A flame retardant additive, aluminum poly-hexamethylenephosphinate (APHP) with a polymeric structure was synthesized from 1,5-hexadiene, hypophosphorous acid and aluminum ions. The molecular structure of APHP and thermal stability were characterized by solid nuclear magnetic resonance, Fourier transform infrared and thermogravimetric analysis. Then, APHP was applied into diglycidyl ether of bisphenol-A cured by 4,4′-diamino-diphenylmethane. APHP showed flame-retardant effect on the epoxy thermosets in limited oxygen index (LOI), UL94 vertical test and cone calorimeter. The thermosets with only 4 wt.% APHP obtained an LOI value of 32.7% and reached the UL94 V-1 rating. The APHP/EP thermosets decreased the pk-HRR, THR and av-EHC values, decreased CO2Y and enhanced the COY ratios, and also reserved more residual char comparing with neat thermoset. The less incorporation of APHP in thermosets will impose the better flame retardancy to epoxy thermosets.

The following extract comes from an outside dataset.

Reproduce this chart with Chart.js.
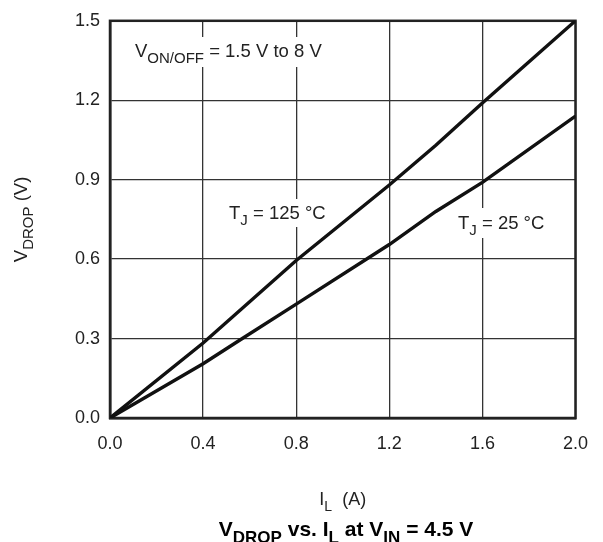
<!DOCTYPE html>
<html>
<head>
<meta charset="utf-8">
<script src="https://cdn.jsdelivr.net/npm/chart.js@4.4.1/dist/chart.umd.min.js"></script>
<style>
  html, body { margin: 0; padding: 0; background: #fff; }
  #wrap { width: 603px; height: 542px; }
</style>
</head>
<body>
<div id="wrap"><canvas id="dropChart" width="603" height="542"></canvas></div>
<script>
// values
const currentHot = [0, 0.4, 0.8, 1.2, 1.4, 1.6, 2.0];
const vdropHot = [0, 0.283, 0.595, 0.88, 1.03, 1.19, 1.5];
const currentRoom = [0, 0.4, 0.55, 0.8, 1.2, 1.4, 1.6, 2.0];
const vdropRoom = [0, 0.205, 0.29, 0.43, 0.655, 0.78, 0.89, 1.14];
const xTicks = [0, 0.4, 0.8, 1.2, 1.6, 2.0];
const yTicks = [0, 0.3, 0.6, 0.9, 1.2, 1.5];

const FONT = '"Liberation Sans", Arial, sans-serif';
const textColor = '#222';

function toPoints(xs, ys) {
  return xs.map((x, i) => ({ x: x, y: ys[i] }));
}

// draw a run of text pieces, some of them subscripts
// align: 'left' or 'center'
function richText(ctx, parts, x, y, size, bold, align) {
  const w = bold ? 'bold ' : '';
  const subSize = Math.round(size * 0.8);
  let total = 0;
  parts.forEach(p => {
    ctx.font = w + (p.sub ? subSize : size) + 'px ' + FONT;
    p.w = ctx.measureText(p.t).width;
    total += p.w;
  });
  let cx = align === 'center' ? x - total / 2 : x;
  ctx.textBaseline = 'alphabetic';
  ctx.textAlign = 'left';
  parts.forEach(p => {
    ctx.font = w + (p.sub ? subSize : size) + 'px ' + FONT;
    ctx.fillText(p.t, cx, p.sub ? y + size * 0.32 : y);
    cx += p.w;
  });
  return total;
}

const labelsPlugin = {
  id: 'labels',
  beforeDatasetsDraw(chart) {
    const ctx = chart.ctx;
    const a = chart.chartArea;
    ctx.save();
    // white boxes behind the notes cut the grid
    ctx.fillStyle = '#fff';
    ctx.fillRect(130, 37, 198, 30);
    ctx.fillRect(225, 199, 106, 28);
    ctx.fillRect(454, 208, 94, 30);
    // frame
    ctx.strokeStyle = '#222';
    ctx.lineWidth = 2.5;
    ctx.strokeRect(a.left, a.top, a.right - a.left, a.bottom - a.top);

    ctx.fillStyle = textColor;
    richText(ctx, [{ t: 'V' }, { t: 'ON/OFF', sub: true }, { t: ' = 1.5 V to 8 V' }], 135, 57, 18.5, false, 'left');
    richText(ctx, [{ t: 'T' }, { t: 'J', sub: true }, { t: ' = 125 °C' }], 229, 219, 18.5, false, 'left');
    richText(ctx, [{ t: 'T' }, { t: 'J', sub: true }, { t: ' = 25 °C' }], 458, 229, 18.5, false, 'left');
    ctx.restore();
  },
  afterDraw(chart) {
    const ctx = chart.ctx;
    const a = chart.chartArea;
    ctx.save();
    ctx.fillStyle = textColor;
    // x axis title
    richText(ctx, [{ t: 'I' }, { t: 'L', sub: true }, { t: '  (A)' }], (a.left + a.right) / 2, 505, 18, false, 'center');
    // chart caption
    ctx.fillStyle = '#000';
    richText(ctx, [{ t: 'V' }, { t: 'DROP', sub: true }, { t: ' vs. I' }, { t: 'L', sub: true }, { t: ' at V' }, { t: 'IN', sub: true }, { t: ' = 4.5 V' }], 346, 536, 21, true, 'center');
    // y axis title, rotated
    ctx.fillStyle = textColor;
    ctx.translate(27, (a.top + a.bottom) / 2);
    ctx.rotate(-Math.PI / 2);
    richText(ctx, [{ t: 'V' }, { t: 'DROP', sub: true }, { t: ' (V)' }], 0, 0, 18.5, false, 'center');
    ctx.restore();
  }
};

const lineStyle = {
  borderColor: '#111',
  borderWidth: 3.4,
  pointRadius: 0,
  fill: false,
  tension: 0
};

let dropChart = new Chart(document.getElementById('dropChart'), {
  type: 'line',
  data: {
    datasets: [
      Object.assign({ label: 'TJ = 125 °C', data: toPoints(currentHot, vdropHot) }, lineStyle),
      Object.assign({ label: 'TJ = 25 °C', data: toPoints(currentRoom, vdropRoom) }, lineStyle)
    ]
  },
  options: {
    responsive: false,
    animation: false,
    layout: { padding: { left: 0, right: 27, top: 14, bottom: 0 } },
    plugins: {
      legend: { display: false },
      tooltip: { enabled: false }
    },
    scales: {
      x: {
        type: 'linear',
        min: 0,
        max: 2,
        afterBuildTicks: s => { s.ticks = xTicks.map(v => ({ value: v })); },
        afterFit: s => { s.height = 124; },
        ticks: {
          color: textColor,
          font: { family: FONT, size: 18 },
          padding: 15,
          maxRotation: 0,
          callback: v => v.toFixed(1)
        },
        grid: { color: '#333', lineWidth: 1.3, drawTicks: false },
        border: { color: '#222', width: 2.5 }
      },
      y: {
        type: 'linear',
        min: 0,
        max: 1.5,
        afterBuildTicks: s => { s.ticks = yTicks.map(v => ({ value: v })); },
        afterFit: s => { s.width = 110; },
        ticks: {
          color: textColor,
          font: { family: FONT, size: 18 },
          padding: 10,
          callback: v => v.toFixed(1)
        },
        grid: { color: '#333', lineWidth: 1.3, drawTicks: false },
        border: { color: '#222', width: 2.5 }
      }
    }
  },
  plugins: [labelsPlugin]
});
</script>
</body>
</html>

The flame-retardant effect of APHP was resulted by its two main pyrolyzed contents phosphorus and alkyl-phosphinic fragments. In condensed phase, the phosphorus-containing contents facilitated to the higher char yields and the formation of intumescent char layer, which led to a reduction of the released fuel and a strong barrier effect to weaken the combustion intensity. In gas phase, the PO, PO2 and alkyl-phosphinic fragments with quenching effect were released from the phosphorus-containing contents, and can decrease the heat release and weaken the combustion intensity.